**Task to complete**
Skip the pictures. Set down, word for word, the lines from the start of the material up to and including the line with "main_minor_step = 200".
>> Start
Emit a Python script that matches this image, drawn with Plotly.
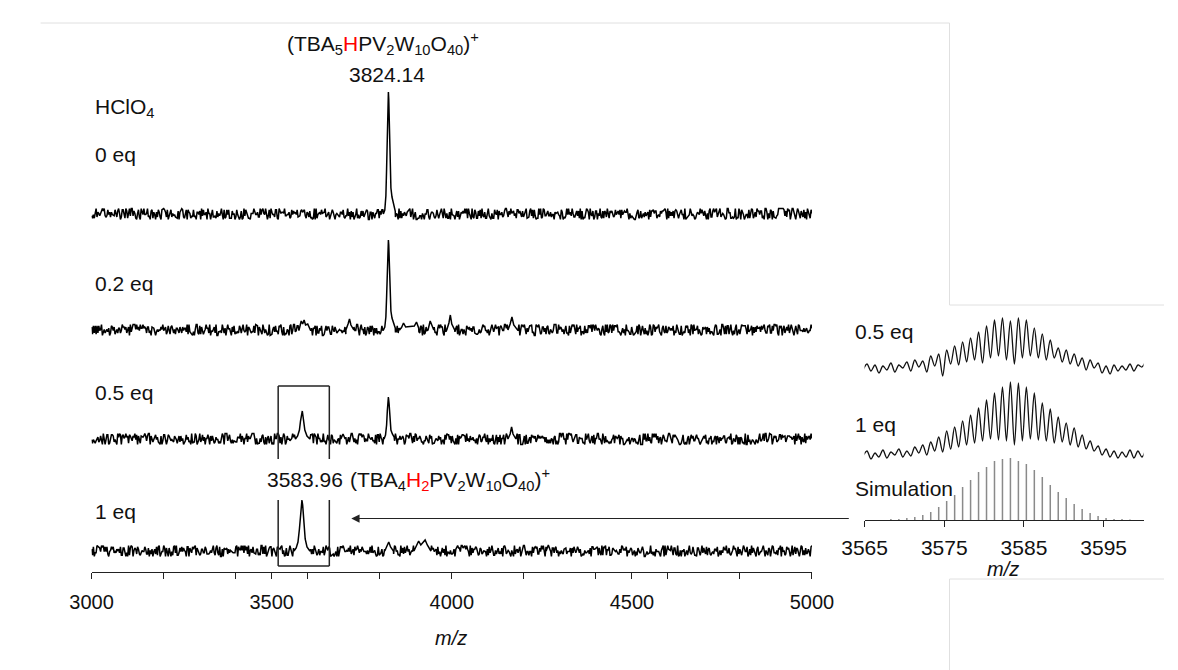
import numpy as np
import plotly.graph_objects as go

W, H = 1178, 670
FONT = "Liberation Sans, Arial, sans-serif"

# ---------------- data ----------------
main_range = [3000, 5000]
main_tickvals = [3000, 3500, 4000, 4500, 5000]
main_minor_step = 200

spectrum_labels = ["0 eq", "0.2 eq", "0.5 eq", "1 eq"]

# baseline noise read as digits (0-9) on an even m/z grid, one string per spectrum
noise_0eq = ("31415926535897932384626433832795028841971693993751"
             "05820974944592307816406286208998628034825342117067"
             "98214808651328230664709384460955058223172535940812"
             "84811174502841027019385211055596446229489549303819"
             "64428810975665933446128475648233786783165271201909"
             "14564856692346034861045432664821339360726024914127"
             "37245870066063155881748815209209628292540917153643"
             "67892590360011330530548820466521384146951941511609"
             "43305727036575959195309218611738193261179310511854"
             "80744623799627495673518857527248912279381830119491"
             "29833673362440656643086021394946395224737190702179"
             "86094370277053921717629317675238467481846766940513"
             "20005681271452635608277857713427577896091736371787"
             "21468440901224953430146549585371050792279689258923"
             "54201995611212902196086403441815981362977477130996"
             "05187072113499999983729780499510597317328160963185")
noise_02eq = ("71828182845904523536028747135266249775724709369995"
              "95749669676277240766303535475945713821785251664274"
              "27466391932003059921817413596629043572900334295260"
              "59563073813232862794349076323382988075319525101901"
              "15738341879307021540891499348841675092447614606680"
              "82264800168477411853742345442437107539077744992069"
              "55170276183860626133138458300075204493382656029760"
              "67371132007093287091274437470472306969772093101416"
              "92836819025515108657463772111252389784425056953696"
              "77078544996996794686445490598793163688923009879312"
              "77361782154249992295763514822082698951936680331825"
              "28869398496465105820939239829488793320362509443117"
              "30123819706841614039701983767932068328237646480429"
              "53118023287825098194558153017567173613320698112509"
              "96181881593041690351598888519345807273866738589422"
              "87922849989208680582574927961048419844436346324496")
noise_05eq = ("41421356237309504880168872420969807856967187537694"
              "80731766797379907324784621070388503875343276415727"
              "35013846230912297024924836055850737212644121497099"
              "93583141322266592750559275579995050115278206057147"
              "01095599716059702745345968620147285174186408891986"
              "09552329230484308714321450839762603627995251407989"
              "68725339654633180882964062061525835239505474575028"
              "77599617298355752203375318570113543746034084988471"
              "73205080756887729352744634150587236694280525381038"
              "06280558069794519330169088000370811461867572485756"
              "75626141415406703029969945094998952478811655512094"
              "69314718055994530941723212145817656807550013436025"
              "52541206800094933936219696947156058633269964186875"
              "42001481020570685733685520235758130557032670751635"
              "57721566490153286060651209008240243104215933593992"
              "35988057672348848677267776646709369470632917467495")
noise_1eq = ("61803398874989484820458683436563811772030917980576"
             "28621354486227052604628189024497072072041893911374"
             "84754088075386891752126633862223536931793180060766"
             "72635443338908659593958290563832266131992829026788"
             "06752087668925017116962070322210432162695486262963"
             "13614438149758701220340805887954454749246185695364"
             "86444252483934520181236016128563411298451209372835"
             "94613549862377139418567082396745618240573619043252"
             "23606797749978969640917366873127623544061835961152"
             "57242708972454105209256378048994144144083787822749"
             "69508176150773783504253267724447073863586360121533"
             "45270886677817319187916581127664532263985658053576"
             "13504175337850034233924140644420589091596559417721"
             "90150546035149323841107741493742816721342664802515"
             "38659337213596740826315974480261937520681344795052"
             "17604983325176908451286740391582763049815172364089")

# peak profiles (m/z points, height above baseline)
peaks_0eq_mz = [[3810, 3814, 3817, 3819, 3821, 3823, 3824, 3825, 3827, 3829, 3831, 3834, 3838, 3843]]
peaks_0eq_h = [[0, 4, 18, 45, 90, 118, 122, 115, 80, 45, 26, 17, 9, 3]]

peaks_02eq_mz = [[3576, 3582, 3586, 3590, 3594, 3600, 3606],
                 [3706, 3712, 3716, 3720, 3728],
                 [3810, 3814, 3817, 3819, 3821, 3823, 3824, 3825, 3827, 3829, 3831, 3834, 3838, 3843],
                 [3860, 3866, 3872, 3896, 3902, 3908],
                 [3934, 3940, 3944, 3950],
                 [3986, 3992, 3996, 4000, 4008],
                 [4156, 4162, 4167, 4172, 4182]]
peaks_02eq_h = [[0, 9, 6, 10, 5, 6, 0],
                [0, 6, 11, 5, 0],
                [0, 3, 13, 33, 66, 87, 90, 85, 59, 33, 19, 12, 7, 2],
                [2, 7, 3, 4, 8, 2],
                [0, 9, 6, 0],
                [0, 7, 15, 6, 0],
                [0, 6, 13, 5, 0]]

peaks_05eq_mz = [[3566, 3572, 3577, 3580, 3583, 3585, 3588, 3592, 3598, 3606],
                 [3692, 3698, 3704],
                 [3812, 3816, 3819, 3821, 3823, 3824, 3826, 3828, 3831, 3835, 3840],
                 [4156, 4162, 4166, 4170, 4178]]
peaks_05eq_h = [[0, 3, 9, 18, 27, 28, 20, 9, 3, 0],
                [0, 5, 0],
                [0, 4, 14, 28, 40, 42, 35, 18, 9, 5, 2],
                [0, 5, 12, 5, 0]]

peaks_1eq_mz = [[3562, 3568, 3573, 3577, 3580, 3582, 3584, 3586, 3589, 3593, 3598, 3606],
                [3814, 3820, 3825, 3830, 3838],
                [3895, 3902, 3908, 3914, 3920, 3926, 3932, 3942],
                [4262, 4268, 4274]]
peaks_1eq_h = [[0, 3, 9, 22, 38, 48, 51, 46, 28, 12, 4, 0],
               [0, 5, 9, 4, 0],
               [0, 5, 10, 6, 9, 11, 6, 0],
               [0, 6, 0]]

# boxed region (m/z)
box_mz = [3518, 3660]

# inset (zoom of 3584 cluster)
inset_range = [3565, 3600]
inset_tickvals = [3565, 3575, 3585, 3595]
inset_labels = ["0.5 eq", "1 eq", "Simulation"]
inset_grid_span = [3564.8, 3600.3]   # half-Da sampling
inset_05eq_h = [-2, 4, -3, 3, -5, 2, -2, 5, -4, 3, 0, 6, -3, 8, 1, 7, -4, 12, 2, 14,
                -8, 18, 4, 22, 3, 26, 6, 30, 8, 36, 5, 42, 10, 48, 12, 50, 8, 47, 4, 50,
                10, 48, 12, 40, 10, 34, 8, 28, 10, 20, 6, 18, 4, 14, 2, 10, -2, 8, 0, 5,
                -5, 2, -6, 3, -3, 2, -2, 4, -3, 3, 1, 8]
inset_1eq_h = [-1, 4, -4, 2, -2, 5, -3, 3, 0, 6, -2, 4, -1, 8, 2, 10, 0, 13, 4, 18,
               3, 24, 6, 28, 8, 34, 10, 40, 12, 47, 14, 55, 16, 62, 15, 68, 14, 73, 10, 72,
               14, 68, 16, 62, 15, 52, 14, 46, 12, 38, 13, 32, 10, 27, 8, 20, 6, 14, 4, 9,
               0, 6, -2, 4, -3, 3, -2, 5, -3, 4, -2, 6]
sim_mz = [3568.3, 3569.3, 3570.3, 3571.3, 3572.3, 3573.3, 3574.3, 3575.3, 3576.3, 3577.3,
          3578.3, 3579.3, 3580.3, 3581.3, 3582.3, 3583.3, 3584.3, 3585.3, 3586.3, 3587.3,
          3588.3, 3589.3, 3590.3, 3591.3, 3592.3, 3593.3, 3594.3, 3595.3, 3596.3, 3597.3, 3598.3]
sim_h = [1, 1, 2, 3, 5, 8, 13, 19, 25, 33, 40, 48, 53, 59, 61, 62, 59, 56, 50, 43,
         35, 28, 22, 16, 11, 7, 4, 2, 1, 1, 0.5]

# ---------------- layout helpers (pixels -> paper) ----------------
def px(x):
    return x / W


def py(y):
    return 1 - y / H


NOISE_SCALE = 1.2
# vertical offsets of the stacked spectra (in main y units = pixels above axis line)
main_offsets = [358, 242, 133, 21]
inset_offsets = [152, 65]


def build(noise, pk_mz, pk_h, offset):
    grid = np.linspace(main_range[0], main_range[1], len(noise))
    vals = (np.array([int(c) for c in noise]) - 4.5) * NOISE_SCALE
    keep = np.ones(len(grid), bool)
    for m in pk_mz:
        keep &= ~((grid >= m[0]) & (grid <= m[-1]))
    xs = list(grid[keep])
    ys = list(vals[keep])
    for m, h in zip(pk_mz, pk_h):
        xs += list(m)
        ys += list(h)
    xs = np.array(xs, float)
    ys = np.array(ys, float)
    order = np.argsort(xs, kind="stable")
    return xs[order], ys[order] + offset


fig = go.Figure()

spectra = [(noise_0eq, peaks_0eq_mz, peaks_0eq_h),
           (noise_02eq, peaks_02eq_mz, peaks_02eq_h),
           (noise_05eq, peaks_05eq_mz, peaks_05eq_h),
           (noise_1eq, peaks_1eq_mz, peaks_1eq_h)]
for (nz, pm, ph), off in zip(spectra, main_offsets):
    x, y = build(nz, pm, ph, off)
    fig.add_trace(go.Scatter(x=x, y=y, mode="lines", xaxis="x", yaxis="y",
                             line=dict(color="black", width=1.5), hoverinfo="skip"))

# inset traces
for vals, off in zip([inset_05eq_h, inset_1eq_h], inset_offsets):
    gx = np.linspace(inset_grid_span[0], inset_grid_span[1], len(vals))
    fig.add_trace(go.Scatter(x=gx, y=np.array(vals, float) + off, mode="lines",
                             xaxis="x2", yaxis="y2",
                             line=dict(color="#111", width=1.3, shape="spline", smoothing=0.9),
                             hoverinfo="skip"))

sx, sy = [], []
for m, h in zip(sim_mz, sim_h):
    sx += [m, m, None]
    sy += [0, h, None]
fig.add_trace(go.Scatter(x=sx, y=sy, mode="lines", xaxis="x2", yaxis="y2",
                         line=dict(color="#8a8a8a", width=1.5), hoverinfo="skip"))

axis_common = dict(showline=True, linecolor="#222", linewidth=1.3, ticks="outside",
                   ticklen=6, tickwidth=1.2, tickcolor="#222", showgrid=False,
                   zeroline=False, fixedrange=True)

fig.update_layout(
    width=W, height=H, margin=dict(l=0, r=0, t=0, b=0),
    paper_bgcolor="white", plot_bgcolor="white", showlegend=False,
    font=dict(family=FONT, color="#111"),
    xaxis=dict(domain=[px(63), px(812)], range=main_range, anchor="y",
               tickmode="array", tickvals=main_tickvals,
               ticktext=[str(v) for v in main_tickvals],
               minor=dict(tickmode="linear", tick0=main_range[0], dtick=main_minor_step,
                          ticks="outside", ticklen=6, tickwidth=1.2, tickcolor="#222",
                          showgrid=False),
               tickfont=dict(size=20, family=FONT, color="#111"),
               ticklabelstandoff=6, **axis_common),
    yaxis=dict(domain=[py(564), py(20)], range=[0, 544], visible=False, fixedrange=True),
    xaxis2=dict(domain=[px(866.7), px(1156.7)], range=inset_range, anchor="y2",
                tickvals=inset_tickvals, ticktext=[str(v) for v in inset_tickvals],
                tickfont=dict(size=21, family=FONT, color="#111"),
                ticklabelstandoff=3, **axis_common),
    yaxis2=dict(domain=[py(512), py(290)], range=[0, 222], visible=False, fixedrange=True),
)

ann = []


def text(t, x, y, size=21, xanchor="left", yanchor="middle"):
    ann.append(dict(text=t, x=px(x), y=py(y), xref="paper", yref="paper",
                    showarrow=False, xanchor=xanchor, yanchor=yanchor,
                    font=dict(size=size, family=FONT, color="#111")))


text("HClO<sub>4</sub>", 64, 100)
for lab, yy in zip(spectrum_labels, [146, 275, 384, 503]):
    text(lab, 64, yy)

text('(TBA<sub>5</sub><span style="color:#ff0000">H</span>PV<sub>2</sub>W<sub>10</sub>O<sub>40</sub>)<sup>+</sup>',
     366, 35, xanchor="center")
text("3824.14", 370, 66, xanchor="center")
text("3583.96", 243, 472)
text('(TBA<sub>4</sub><span style="color:#ff0000">H<sub>2</sub></span>PV<sub>2</sub>W<sub>10</sub>O<sub>40</sub>)<sup>+</sup>',
     330, 472)
text("<i>m/z</i>", 437, 630, size=20, xanchor="center")

for lab, yy in zip(inset_labels, [323, 416, 480]):
    text(lab, 855, yy)
text("<i>m/z</i>", 1011, 561, size=20, xanchor="center")

# arrow pointing from inset to the boxed peak
ann.append(dict(text="", x=3721, y=py(510.5), xref="x", yref="paper",
                ax=499, ay=0, axref="pixel", ayref="pixel", showarrow=True,
                arrowhead=2, arrowsize=1.5, arrowwidth=1.1, arrowcolor="#222",
                standoff=0, startstandoff=0))
fig.update_layout(annotations=ann)

shapes = []
lc = dict(color="#222", width=1.5)
b0, b1 = box_mz
for (xa, ya, xb, yb) in [(b0, 378, b1, 378), (b0, 378, b0, 451), (b1, 378, b1, 451),
                         (b0, 492, b0, 558), (b1, 492, b1, 558), (b0, 558, b1, 558)]:
    shapes.append(dict(type="line", xref="x", yref="paper", x0=xa, x1=xb,
                       y0=py(ya), y1=py(yb), line=lc))

gc = dict(color="#e0e0e0", width=1)
for (xa, ya, xb, yb) in [(10, 15, 955, 15), (955, 15, 955, 297), (955, 297, 1178, 297),
                         (955, 571, 1178, 571), (955, 571, 955, 670)]:
    shapes.append(dict(type="line", xref="paper", yref="paper", x0=px(xa), x1=px(xb),
                       y0=py(ya), y1=py(yb), line=gc, layer="below"))
fig.update_layout(shapes=shapes)

fig.write_html("out.html")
>> End
**Result of the task**
Emit a Python script that matches this image, drawn with Plotly.
import numpy as np
import plotly.graph_objects as go

W, H = 1178, 670
FONT = "Liberation Sans, Arial, sans-serif"

# ---------------- data ----------------
main_range = [3000, 5000]
main_tickvals = [3000, 3500, 4000, 4500, 5000]
main_minor_step = 200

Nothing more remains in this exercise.